Além das notícias publicadas, deveríamos também ter acesso aos bastidores. São muitos causos a serem contados, resgatados. Um particularmente merece registro, pois lembra roteiro de novela e ganhou destaque na capa do Jornal do Brasil pelas mãos de Xexéo, porque envolvia aquilo que é o novelo da novela. Tudo começa quando a repórter que vos escreve – especialista na época em Economia, mais especificamente em bolsa de valores e empresas -assume para si a cobertura de um aguardado depoimento da socialite Carmen Therezinha Mayrink Veiga, das mesas requintadas do jet set internacional, coisa de filme, para o austero ambiente de móveis escuros do fórum, por conta da falência da empresa do marido, penhorando o luxuoso apartamento em que viviam e os valiosos bens.

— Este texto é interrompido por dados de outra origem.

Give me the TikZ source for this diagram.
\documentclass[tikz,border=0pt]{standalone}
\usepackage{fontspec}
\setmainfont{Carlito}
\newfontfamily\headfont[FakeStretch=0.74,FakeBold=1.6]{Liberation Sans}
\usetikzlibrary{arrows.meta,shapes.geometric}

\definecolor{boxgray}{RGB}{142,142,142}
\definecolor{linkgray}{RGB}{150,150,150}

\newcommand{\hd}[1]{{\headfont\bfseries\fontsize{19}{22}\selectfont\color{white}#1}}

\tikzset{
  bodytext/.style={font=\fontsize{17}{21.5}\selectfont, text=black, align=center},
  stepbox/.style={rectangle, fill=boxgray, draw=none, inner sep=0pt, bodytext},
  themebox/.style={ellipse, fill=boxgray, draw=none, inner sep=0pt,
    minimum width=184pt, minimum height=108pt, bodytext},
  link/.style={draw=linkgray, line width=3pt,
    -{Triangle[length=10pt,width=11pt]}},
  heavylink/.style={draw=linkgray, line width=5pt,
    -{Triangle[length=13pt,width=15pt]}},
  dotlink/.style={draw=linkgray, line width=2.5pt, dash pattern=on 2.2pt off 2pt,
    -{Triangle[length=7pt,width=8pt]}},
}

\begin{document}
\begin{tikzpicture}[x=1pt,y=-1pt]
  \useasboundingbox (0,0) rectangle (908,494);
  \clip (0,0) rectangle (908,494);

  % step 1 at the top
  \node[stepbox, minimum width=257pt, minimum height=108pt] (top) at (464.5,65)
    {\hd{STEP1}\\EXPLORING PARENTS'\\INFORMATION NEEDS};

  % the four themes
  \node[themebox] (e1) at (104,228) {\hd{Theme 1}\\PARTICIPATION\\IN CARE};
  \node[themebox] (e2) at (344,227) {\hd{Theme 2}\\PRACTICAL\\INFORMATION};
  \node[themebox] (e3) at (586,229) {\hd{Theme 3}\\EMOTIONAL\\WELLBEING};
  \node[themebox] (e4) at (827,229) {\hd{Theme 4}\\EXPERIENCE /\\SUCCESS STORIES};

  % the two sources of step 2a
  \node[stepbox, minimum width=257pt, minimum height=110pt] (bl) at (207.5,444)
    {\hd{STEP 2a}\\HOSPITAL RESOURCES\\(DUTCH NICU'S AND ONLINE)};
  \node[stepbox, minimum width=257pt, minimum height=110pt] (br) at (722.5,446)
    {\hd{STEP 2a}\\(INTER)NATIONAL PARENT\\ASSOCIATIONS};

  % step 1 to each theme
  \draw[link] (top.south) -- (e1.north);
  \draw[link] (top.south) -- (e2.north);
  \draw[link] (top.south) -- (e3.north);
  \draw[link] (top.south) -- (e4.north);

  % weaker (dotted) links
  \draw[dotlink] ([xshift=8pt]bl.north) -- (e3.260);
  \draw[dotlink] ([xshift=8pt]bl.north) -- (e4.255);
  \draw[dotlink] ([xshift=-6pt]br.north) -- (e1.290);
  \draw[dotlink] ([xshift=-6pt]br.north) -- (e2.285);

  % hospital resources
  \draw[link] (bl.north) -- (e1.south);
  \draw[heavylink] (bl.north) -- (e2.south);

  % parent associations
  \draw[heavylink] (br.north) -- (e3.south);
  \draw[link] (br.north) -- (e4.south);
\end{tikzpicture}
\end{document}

Tendo matéria completa e com muitos depoimentos – os oficiais, de pessoas comuns (como o rapaz do cafezinho e o segurança do Fórum) – Sônia foi a única repórter a conseguiu entrevistar a própria Carmen. Quando chegou ao Jornal, foi logo contando o fato para… Xexéo. Ele não só acompanhou toda a edição, como fez questão de fazer a chamada na primeira página.

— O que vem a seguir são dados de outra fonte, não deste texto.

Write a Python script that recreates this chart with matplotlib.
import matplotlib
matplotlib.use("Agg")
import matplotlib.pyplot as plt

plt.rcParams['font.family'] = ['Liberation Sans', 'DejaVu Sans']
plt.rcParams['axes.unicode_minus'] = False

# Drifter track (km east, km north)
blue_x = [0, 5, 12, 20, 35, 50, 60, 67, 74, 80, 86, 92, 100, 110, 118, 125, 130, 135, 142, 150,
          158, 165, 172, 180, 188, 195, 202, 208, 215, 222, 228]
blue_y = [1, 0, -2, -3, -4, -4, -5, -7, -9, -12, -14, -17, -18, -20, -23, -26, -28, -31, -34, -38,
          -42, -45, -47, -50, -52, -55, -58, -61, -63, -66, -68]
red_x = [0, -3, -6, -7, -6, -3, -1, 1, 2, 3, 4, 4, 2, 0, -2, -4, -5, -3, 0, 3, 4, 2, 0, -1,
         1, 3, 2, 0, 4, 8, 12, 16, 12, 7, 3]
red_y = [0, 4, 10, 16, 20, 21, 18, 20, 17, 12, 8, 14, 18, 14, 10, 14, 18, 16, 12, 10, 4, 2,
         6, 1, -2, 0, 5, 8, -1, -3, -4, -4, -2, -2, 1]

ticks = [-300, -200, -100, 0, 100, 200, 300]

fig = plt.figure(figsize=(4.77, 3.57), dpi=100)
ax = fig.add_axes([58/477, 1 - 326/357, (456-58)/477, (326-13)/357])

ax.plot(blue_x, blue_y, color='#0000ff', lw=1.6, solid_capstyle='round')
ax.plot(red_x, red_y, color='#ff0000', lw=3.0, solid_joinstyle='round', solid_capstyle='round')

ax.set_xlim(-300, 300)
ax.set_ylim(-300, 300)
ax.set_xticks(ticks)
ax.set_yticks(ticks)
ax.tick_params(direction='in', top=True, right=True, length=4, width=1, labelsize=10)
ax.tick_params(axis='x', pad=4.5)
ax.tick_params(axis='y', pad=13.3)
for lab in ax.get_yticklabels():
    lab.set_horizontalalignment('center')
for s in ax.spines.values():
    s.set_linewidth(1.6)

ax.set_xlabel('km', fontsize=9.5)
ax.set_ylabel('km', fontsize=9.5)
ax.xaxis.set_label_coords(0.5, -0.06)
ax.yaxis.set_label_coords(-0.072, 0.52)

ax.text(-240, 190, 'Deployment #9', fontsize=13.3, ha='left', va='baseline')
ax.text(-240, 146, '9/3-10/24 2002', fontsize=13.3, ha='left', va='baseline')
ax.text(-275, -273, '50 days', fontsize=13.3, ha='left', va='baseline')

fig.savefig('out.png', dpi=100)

Há dois anos, voltando da cobertura de um seminário no Leblon, esta repórter encontrou com Xexéo na calçada. Abraçou-o, deu beijos e contou que tinha reencontrado amigos em comum do JB recentemente. Ficaram ali alguns minutos, “viajando” na memória daqueles bons tempos. Bem ao seu estilo, repórter 24h, quis saber o que a “repórter de Economia” fazia ali naquele lugar e que “raio de evento” era aquele. Expliquei que não era mais da Editoria de Economia, falei sobre Plurale, entreguei um exemplar da revista, que foi carinhosamente guardado na mesma pasta a tiracolo, atravessada como ele sempre usou. Agradeceu, deu outro beijo. E na hora de ir embora, quase de supetão, mandou esta ao melhor estilo Xexéo:
– Não esqueço daquelas coxinhas maravilhosas!

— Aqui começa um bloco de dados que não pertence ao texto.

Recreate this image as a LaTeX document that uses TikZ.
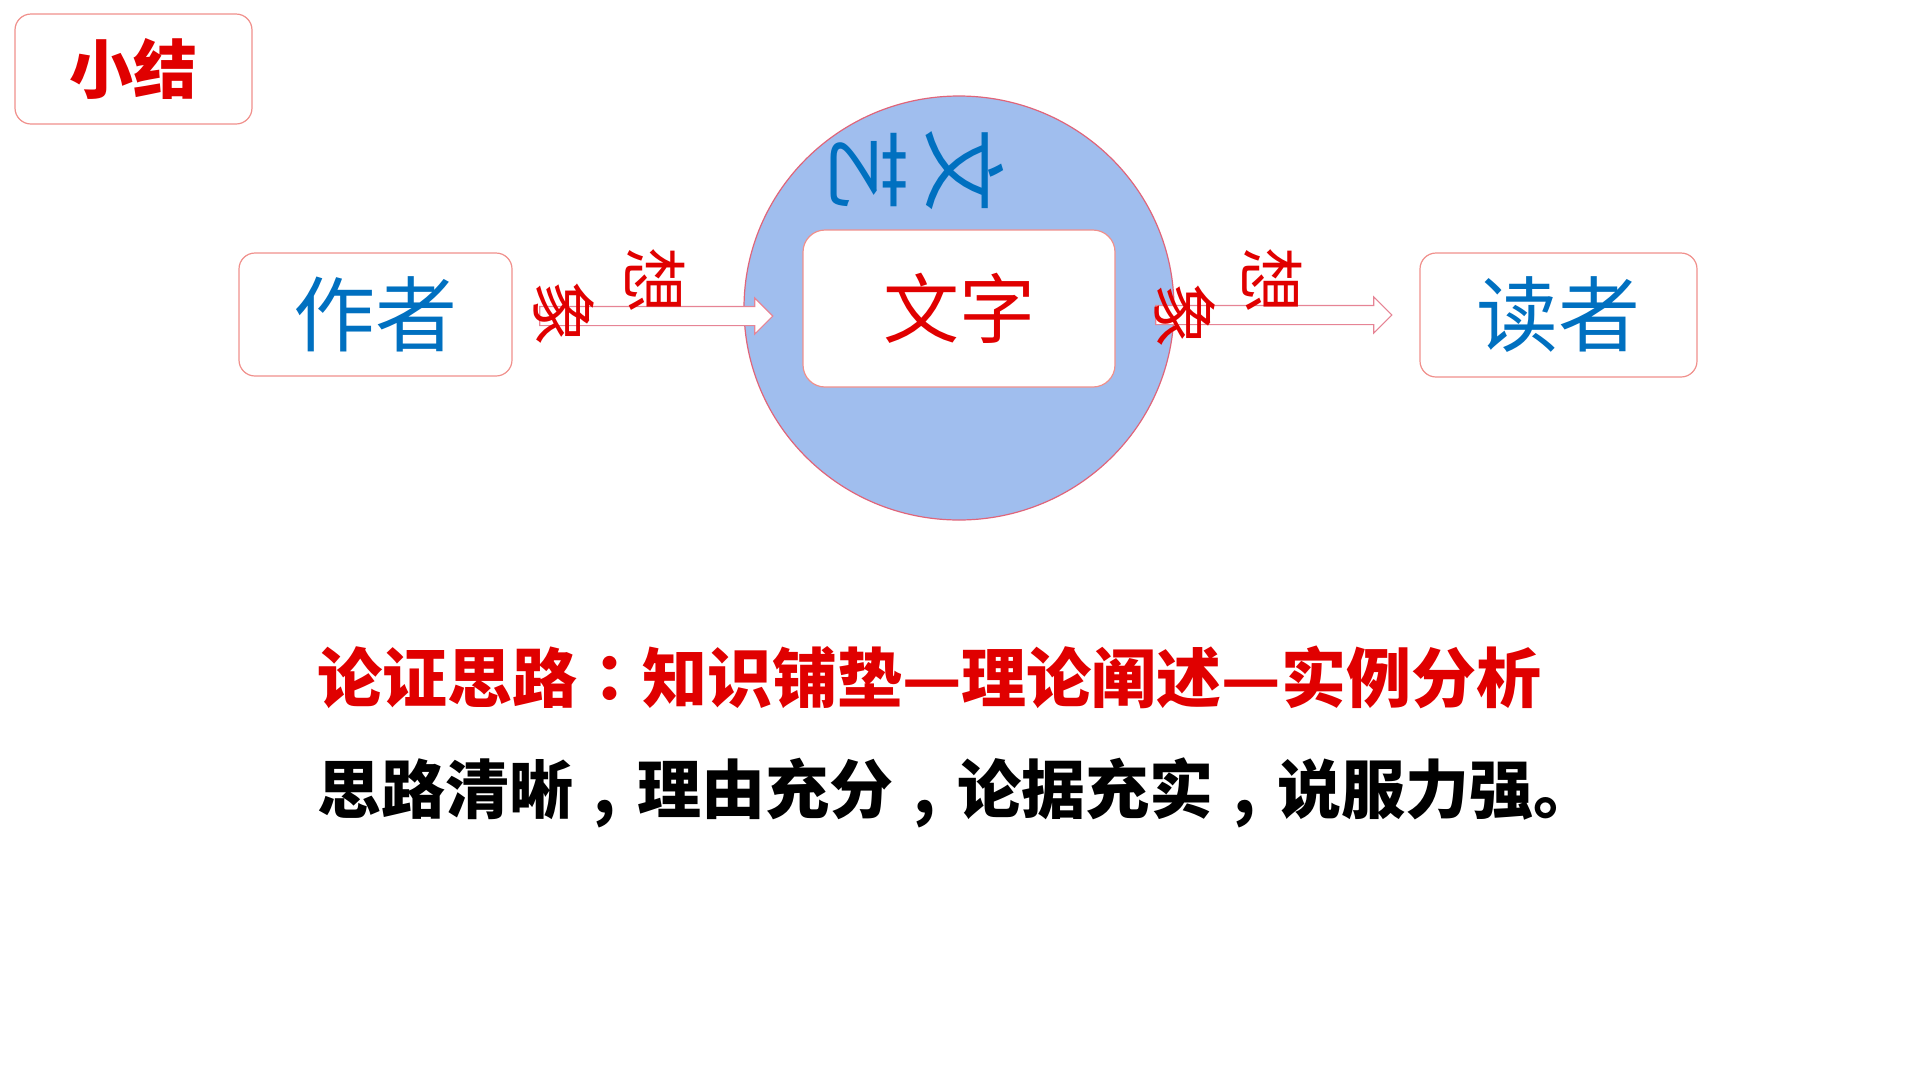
\documentclass[tikz,border=0pt]{standalone}
\usepackage{fontspec}
\usepackage{xcolor}
\usepackage{tikz}
\usetikzlibrary{shapes.geometric,shapes.arrows}
\newfontfamily\cjk{Noto Sans CJK SC}
\newfontfamily\cjkpunct{Noto Sans CJK TC}
\newcommand{\zdou}{\makebox[1em][c]{,}}
\definecolor{hongc}{HTML}{E00000}
\definecolor{lanc}{HTML}{0070C0}
\definecolor{quanbg}{HTML}{A0BEEE}
\definecolor{quanln}{HTML}{E0657A}
\definecolor{kuangln}{HTML}{F0908C}
\tikzset{
  kuang/.style={draw=kuangln,line width=1.2pt,rounded corners=16pt,fill=white,inner sep=0pt,align=center},
  jiantou/.style={single arrow,draw=quanln!80,line width=1.1pt,fill=white,inner xsep=0pt,inner ysep=9pt,
    single arrow head extend=8.5pt,single arrow tip angle=90},
  xiang/.style={font=\cjk\fontsize{66}{66}\selectfont,text=hongc,rotate=-90,inner sep=0pt},
  wenyi/.style={font=\cjk\fontsize{84}{84}\selectfont,text=lanc,rotate=-90,inner sep=0pt}
}
\begin{document}
\begin{tikzpicture}[x=1pt,y=-1pt]
\useasboundingbox (0,0) rectangle (1920,1080);
\node[kuang,minimum width=237pt,minimum height=110pt,font=\cjk\bfseries\fontsize{64}{64}\selectfont,text=hongc] (xiaojie) at (133.5,69) {小结};
\node[ellipse,draw=quanln,line width=1.2pt,fill=quanbg,minimum width=430pt,minimum height=424pt] (quan) at (959,308) {};
\node[kuang,rounded corners=22pt,minimum width=312pt,minimum height=157pt,font=\cjk\fontsize{76}{76}\selectfont,text=hongc] (wenzi) at (959,308.5) {文字};
\node[wenyi] (wen) at (965,170) {文};
\node[wenyi] (yi) at (869,170) {艺};
\node[kuang,minimum width=273pt,minimum height=123pt,font=\cjk\fontsize{82}{82}\selectfont,text=lanc] (zuozhe) at (375.5,314.5) {作者};
\node[kuang,minimum width=277pt,minimum height=124pt,font=\cjk\fontsize{82}{82}\selectfont,text=lanc] (duzhe) at (1558.5,315) {读者};
\node[jiantou,minimum height=233pt] (jtzuo) at (651.5,316) {};
\node[jiantou,minimum height=236pt] (jtyou) at (1269,315) {};
\node[xiang] (xiangzuo) at (655,280) {想};
\node[xiang] (xiangzuo2) at (564,313) {象};
\node[xiang] (xiangyou) at (1272,280) {想};
\node[xiang] (xiangyou2) at (1185,315) {象};
\node[anchor=west,inner sep=0pt,font=\cjk\bfseries\fontsize{65}{65}\selectfont,text=hongc] (silu) at (317,677) {论证思路{\cjkpunct ：}知识铺垫—理论阐述—实例分析};
\node[anchor=west,inner sep=0pt,font=\cjk\bfseries\fontsize{64}{64}\selectfont] (pingjia) at (317,793) {思路清晰\zdou 理由充分\zdou 论据充实\zdou 说服力强。};
\end{tikzpicture}
\end{document}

Eram os salgadinhos que eu levava volta e meia para a redação – feitos pelo marido, para alegrar os longos turnos que varavam a madrugada especialmente às sextas-feiras (os “pescoções”). Quase 30 anos depois – apesar do AVC ocorrido em 2016, que o deixou quase um mês incosciente – ele ainda se lembrava daquele astral fantástico. Éramos felizes na redação do JB e sabíamos disso.
Foi desta forma que, sempre generoso, à sua maneira, formou, no bom jornalismo, no necessário jornalismo que estabelece o diálogo com o grande público toda uma geração de jornalistas, hoje enlutados com a sua repentina partida, São herdeiros desse diálogo regido pela arte do encantamento e os responsáveis por manter vivo, através de histórias, o agora ausente Xexéo, trazê-lo para o presente, nesse exercício de amor à comunicação, de mergulho na alma e na vida dos brasileiros e brasileiras.
As cortinas se fecham, mas não esta história. Bravo, bravíssimo, Xexéo não morreu. Ficou encantado.
*Sônia Araripe é editora-chefe de Plurale e Carlos Franco é editor-chefe de Revista Publicittà.